Just like Lucy pulling the football away from Charlie Brown, Medicaid loves to play games with the pediatrician.
For the uninformed, a primer: Medicaid is the government's "safety net" insurance program for the poor. Many children are covered by Medicaid (in fact, here in Mississippi, about 3 out of 4 are). The federal government provides much of the funding, with the rest coming from each state, and each state also administers the program. Each state provides benefits as it sees fit--within certain broad federal guidelines--and can also set provider reimbursement in a similar way.
Medicaid represents government at its best and worst. The concept is wonderful, and enables patients to receive care at any willing provider. But the bureaucracy can be inscrutable, bizarre, and sometimes downright moronic, bordering on abusive and arrogant.
At the end of last week my billing manager was reviewing our past few statements from Medicaid, and she found that most of our newborn nursery visits were denied without payment. Late last year Medicaid started requiring prior authorization on many inpatient hospital stays. But babies born eligible for Medicaid don't receive their official Medicaid numbers until 4-8 weeks old.
You can't give a patient a "prior authorization" before they are born, and you also can't give them a P.A. before they have an ID number! The customer service rep agreed, and brought in her supervisor, who told us the grim news: a computer glitch was unexpectedly and incorrectly kicking out these newborn visits. Payment would be forthcoming when the problem was fixed--but that could take weeks to months.
I don't have a problem with providing charity care, as long as I determine the when and how. But I draw the line at systemically providing care for free, particularly when a payor tries to make it so. I can't pay my overhead on goodwill.
And so I am boycotting Medicaid babies until the problem is fixed. No more nursery coverage, unless I absolutely must (e.g., hospital call). I'll see them as soon as they are discharged, for an office follow-up visit. No payment, no care. Or, as others have said, "no margin, no mission."
This is not ideal care. In fact, some might even call it dumping on my colleagues, who will now see "my" babies on "their" nursery rounds. Of course, they have the option to do the same as me, in which case we all dump on each other, and it all evens out. They also have the option to suck it up and continue to provide free care, in which case you may call them "patsy," "sucker," or "loser."
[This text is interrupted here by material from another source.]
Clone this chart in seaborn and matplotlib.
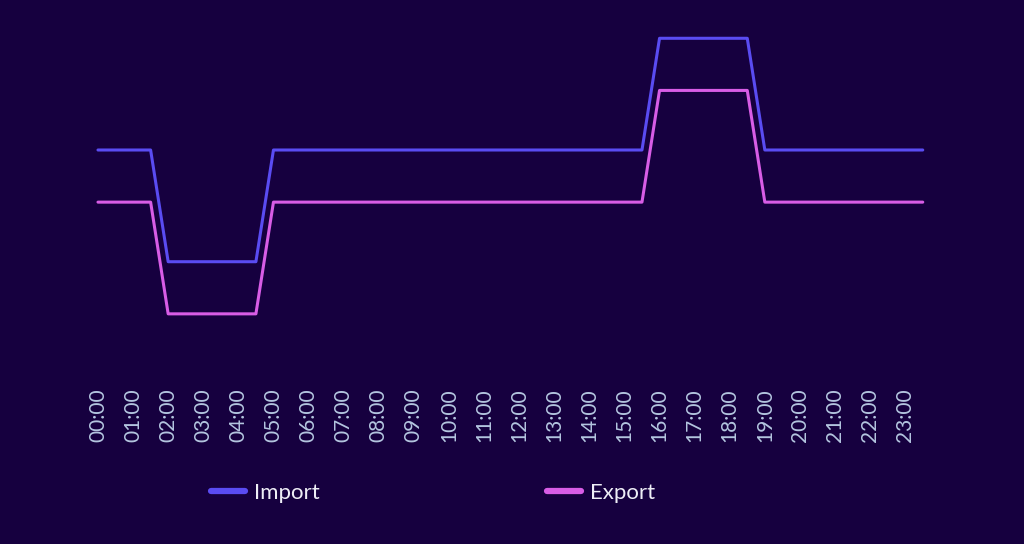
import numpy as np
import pandas as pd
import matplotlib
matplotlib.use("Agg")
import matplotlib.pyplot as plt
import seaborn as sns

# half-hourly time slots (hours since midnight)
hours = [0.0, 0.5, 1.0, 1.5, 2.0, 2.5, 3.0, 3.5, 4.0, 4.5, 5.0, 5.5,
         6.0, 6.5, 7.0, 7.5, 8.0, 8.5, 9.0, 9.5, 10.0, 10.5, 11.0, 11.5,
         12.0, 12.5, 13.0, 13.5, 14.0, 14.5, 15.0, 15.5, 16.0, 16.5, 17.0, 17.5,
         18.0, 18.5, 19.0, 19.5, 20.0, 20.5, 21.0, 21.5, 22.0, 22.5, 23.0, 23.5]

# tariff values (arbitrary units)
import_vals = [0.25, 0.25, 0.25, 0.25, 0.10, 0.10, 0.10, 0.10, 0.10, 0.10, 0.25, 0.25,
               0.25, 0.25, 0.25, 0.25, 0.25, 0.25, 0.25, 0.25, 0.25, 0.25, 0.25, 0.25,
               0.25, 0.25, 0.25, 0.25, 0.25, 0.25, 0.25, 0.25, 0.40, 0.40, 0.40, 0.40,
               0.40, 0.40, 0.25, 0.25, 0.25, 0.25, 0.25, 0.25, 0.25, 0.25, 0.25, 0.25]
export_vals = [0.18, 0.18, 0.18, 0.18, 0.03, 0.03, 0.03, 0.03, 0.03, 0.03, 0.18, 0.18,
               0.18, 0.18, 0.18, 0.18, 0.18, 0.18, 0.18, 0.18, 0.18, 0.18, 0.18, 0.18,
               0.18, 0.18, 0.18, 0.18, 0.18, 0.18, 0.18, 0.18, 0.33, 0.33, 0.33, 0.33,
               0.33, 0.33, 0.18, 0.18, 0.18, 0.18, 0.18, 0.18, 0.18, 0.18, 0.18, 0.18]

tick_hours = [0, 1, 2, 3, 4, 5, 6, 7, 8, 9, 10, 11,
              12, 13, 14, 15, 16, 17, 18, 19, 20, 21, 22, 23]
tick_labels = ["00:00", "01:00", "02:00", "03:00", "04:00", "05:00",
               "06:00", "07:00", "08:00", "09:00", "10:00", "11:00",
               "12:00", "13:00", "14:00", "15:00", "16:00", "17:00",
               "18:00", "19:00", "20:00", "21:00", "22:00", "23:00"]

series_names = ["Import", "Export"]

BG = "#16003f"
palette = {"Import": "#5a4cf2", "Export": "#d85de6"}

df = pd.concat([
    pd.DataFrame({"hour": hours, "price": import_vals, "series": "Import"}),
    pd.DataFrame({"hour": hours, "price": export_vals, "series": "Export"}),
])

sns.set_style("dark")
plt.rcParams["font.family"] = ["Lato", "DejaVu Sans"]

fig = plt.figure(figsize=(10.24, 5.44), dpi=100, facecolor=BG)
ax = fig.add_axes([0.0614, 0.3015, 0.874, 0.6618])
ax.set_facecolor(BG)

sns.lineplot(data=df, x="hour", y="price", hue="series", hue_order=series_names,
             palette=palette, linewidth=2.2, ax=ax, legend=False)

ax.set_xlim(-1.0, 24.5)
ax.set_ylim(-0.0588, 0.4246)
ax.grid(False)
for s in ax.spines.values():
    s.set_visible(False)
ax.set_xlabel("")
ax.set_ylabel("")
ax.set_yticks([])

ax.set_xticks(tick_hours)
ax.set_xticklabels(tick_labels, rotation=90, fontsize=15, color="#b4c6e0")
ax.tick_params(axis="x", length=0, pad=44.6)
plt.setp(ax.get_xticklabels(), va="bottom", ha="center")

# legend below the chart
handles = [plt.Line2D([], [], color=palette[n], linewidth=4.5, solid_capstyle="round")
           for n in series_names]
leg = fig.legend(handles, series_names, loc="center",
                 bbox_to_anchor=(433 / 1024, 1 - 493 / 544), ncol=2,
                 frameon=False, fontsize=16, handlelength=1.55,
                 handletextpad=0.4, columnspacing=10.2)
for t in leg.get_texts():
    t.set_color("#eeeef6")

fig.savefig("out.png", dpi=100, facecolor=BG)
Perhaps I'm deluding myself, but I like to think my profession entails doing some good in this world. I make sure kids stay healthy, or get healthy. This is not about "playing games" or pushing paper, this is about real-world results and making a difference. Compare and contrast with those who seem to erect barriers to said goals.
I'm not accusing Medicaid's bureaucracy of purposefully creating these computerized denials. But I think their response will be most telling, as to how quickly they fix the problem. And trying to deny proper due payment to providers for services rendered--especially contracted services delivered to poor babies--is most certainly "playing games."